Страх быть тем, кто ты уже есть.

Страх «войти в ясное сознание».

«Разом просиять».

Вот куда переместилась сеча русского, - во впечатление; всё остальное – семья, общество, искусство и пр. будут иметь значение потом, после, потому что «вселенная – в тебе», уже полностью вся в тебе.

Раньше жизнь человека заключалась в его семье, родных, роде, клане, вере, товариществе, сословии, обществе, отечестве, государстве, но теперь всё изменилось.

Теперь жизнь человека сгустилась в его ощущение, впечатление, идею.

Страх потерять, изменить впечатление – теперь главный страх человека, его основной враг.

Потому что именно впечатление теперь делает человека живым, даёт ясное, несомненное, неотменяемое, безупречное, отчётливое переживание жизни, ощущение себя живым, наполненным жизнью.

Как теперь человеку не жить этим впечатлением?

Как теперь человеку отказаться от этого единственно несомненного?

Как не зафиксироваться на нём?

Как не мечтать им?

Как человеку изменить своё впечатление и тем самым – изменить самого себя?

Как теперь ему отдаться «вечно юному, могучему и истинному» гению жизни?

Когда человек уже чувствует себя живым своим впечатлением?

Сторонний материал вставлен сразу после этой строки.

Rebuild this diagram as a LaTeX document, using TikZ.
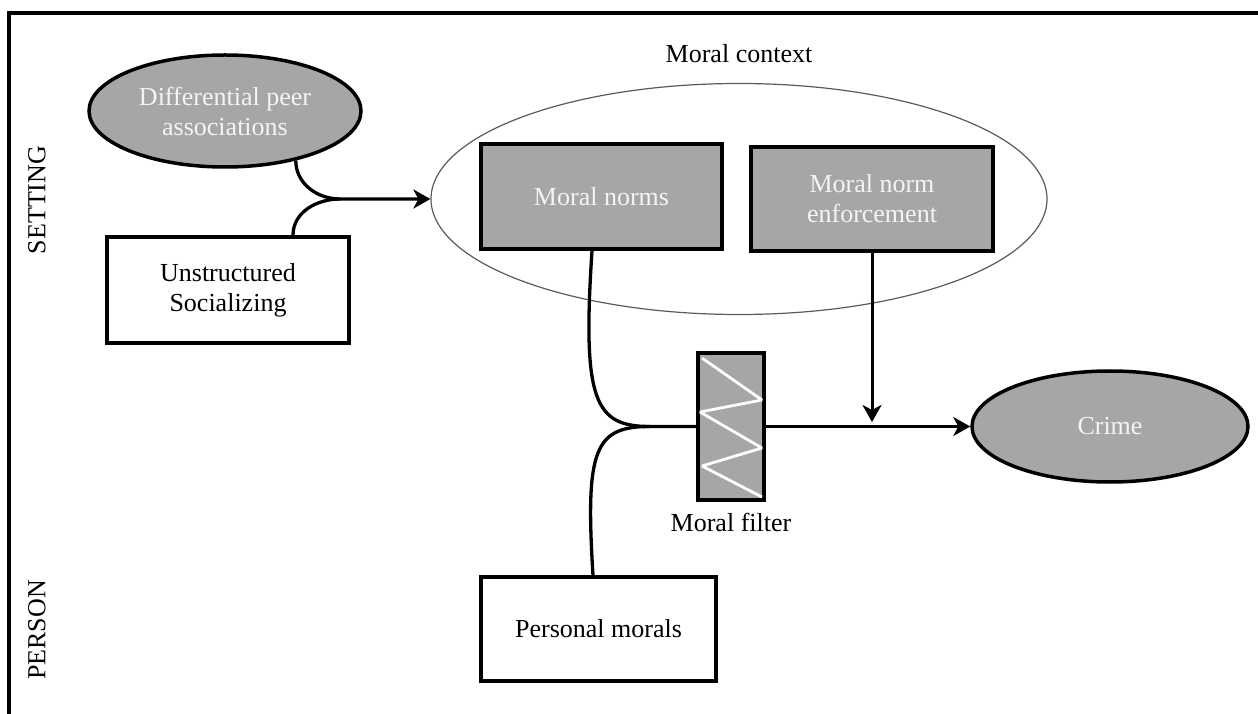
\documentclass[tikz,border=0pt]{standalone}
\usepackage{fontspec}
\setmainfont{Liberation Serif}
\usetikzlibrary{arrows.meta,shapes.geometric}
\definecolor{shade}{HTML}{A6A6A6}
\definecolor{pale}{HTML}{F4F4F4}
\definecolor{rim}{HTML}{5A5A5A}
\begin{document}
\begin{tikzpicture}[x=1pt,y=1pt,
  every node/.style={font=\fontsize{26}{30}\selectfont, align=center},
  box/.style={draw, line width=3.5pt, rectangle, inner sep=0pt},
  darkbox/.style={box, fill=shade, text=pale},
  blob/.style={draw, line width=3.5pt, ellipse, fill=shade, text=pale, inner sep=0pt},
  conn/.style={line width=3.3pt},
  tip/.style={-{Stealth[length=17pt,width=19pt,inset=5pt]}},
]
\useasboundingbox (0,0) rectangle (1258,713);
% outer frame
\draw[line width=3.5pt] (9,-10) -- (9,700) -- (1270,700);

% nodes
\node[blob, minimum width=272pt, minimum height=112pt] (dpa) at (225,602) {Differential peer\\associations};
\node[box, minimum width=242pt, minimum height=106pt] (us) at (228,423) {Unstructured\\Socializing};
\node[draw=rim, line width=1.2pt, ellipse, minimum width=616pt, minimum height=231pt, inner sep=0pt] (mc) at (739,514) {};
\node (mcl) at (739,659) {Moral context};
\node[darkbox, minimum width=241pt, minimum height=105pt] (mn) at (601.5,516.5) {Moral norms};
\node[darkbox, minimum width=242pt, minimum height=104pt] (mne) at (872,514) {Moral norm\\enforcement};
\node[box, fill=shade, minimum width=66pt, minimum height=147pt] (mf) at (731,286.5) {};
\node (mfl) at (731,191) {Moral filter};
\node[blob, minimum width=276pt, minimum height=111pt] (cr) at (1110,286.5) {Crime};
\node[box, minimum width=235pt, minimum height=104pt] (pm) at (598.5,84) {Personal morals};
\node[rotate=90] (set) at (37,513) {SETTING};
\node[rotate=90] (per) at (37,83) {PERSON};

% filter zigzag
\begin{scope}[shift={(mf.center)}]
\draw[white, line width=2.8pt, line join=bevel] (-29,68.5) -- (31,26.5) -- (-31,14.5) -- (31,-21.5) -- (-29,-39.5) -- (31,-70.5);
\end{scope}

% junction points
\coordinate (j1) at (340,514);
\coordinate (j2) at (650,286.5);
\coordinate (ea) at (872,291);

% connectors
\draw[conn,tip] (dpa.-35) to[out=-90,in=180] (j1) -- (mc.west);
\draw[conn] ([xshift=65pt]us.north) to[out=90,in=180] (j1);
\draw[conn] ([xshift=-9.5pt]mn.south) .. controls +(-10,-151) and +(-55,0) .. (j2) -- (mf.west);
\draw[conn] ([xshift=-5.5pt]pm.north) .. controls +(-8,127) and +(-55,0) .. (j2);
\draw[conn,tip] (mf.east) -- (cr.west);
\draw[line width=3pt,tip] (mne.south) -- (ea);
\end{tikzpicture}
\end{document}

Как проверить себя гением жизни?

Мучения, страдания русского человека не во лжи, не в глупости, не в пошлости, а во всеприсутствии правды, в доступности истины в любой миг, в постоянно присутствующей тут же возможности «просиять разом», «войти в ясное сознание» и именно этим убить ложь, уничтожить все недоразумения, перестать заблуждаться, перестать страдать сердцем, перестать мучиться самому и мучить других.

Если отвлечься от описания Ефимова немцем Б., то можно увидеть человека, похожего на Илеаса из «Спящего брата (сестры-смерти)», то есть человека с необученным гением, более того, с необучаемым гением, гением, который проявляется как эпифания, явленность самой истины, самого совершенства, гармонии всего, даже если гармонией в этот момент проявления является - страдание, душераздирающий крик.
Если для Б., С – ца на первом месте – искусство, то для Илеаса и Ефимова на первом месте – жизнь, не жизнь гения, а гений жизни, не музыка жизни, а жизнь всего, музыка всего.

«Но всего более изумляло меня, - прибавил Б., - то, что в этом человеке, при его полном бессилии, при самых ничтожных познаниях в технике искусства, было такое глубокое, такое ясное и, можно сказать, инстинктивное понимание искусства. Он до того сильно чувствовал его и понимал про себя… Порой ему удавалось на самом грубом, простом языке, чуждом всякой науки, говорить мнетакие глубокие истины, что я становился в тупик и не мог понять, каким образом он угадал это все, никогда ничего не читав, никогда ничему не учившись…»

И Ефимов, и Илеас не играли музыку, не занимались искусством, не обучались играть, более того, они даже не жили игрой, музыкой; они – иногда – подхватывались каким-то потоком, стихией и только тогда могли брать в руки скрипку или подходить к органу
Это уже чувствовал, но, видимо, ещё не совсем понимал Достоевский, но, по крайней мере, именно эти темы были в горизонте его внимания.

Как бесконечно далеки белинские-гиренки от основ русской культуры, как бедны они её жизнью, как вялы, ленивы, медленны, апатичны, катастрофичны.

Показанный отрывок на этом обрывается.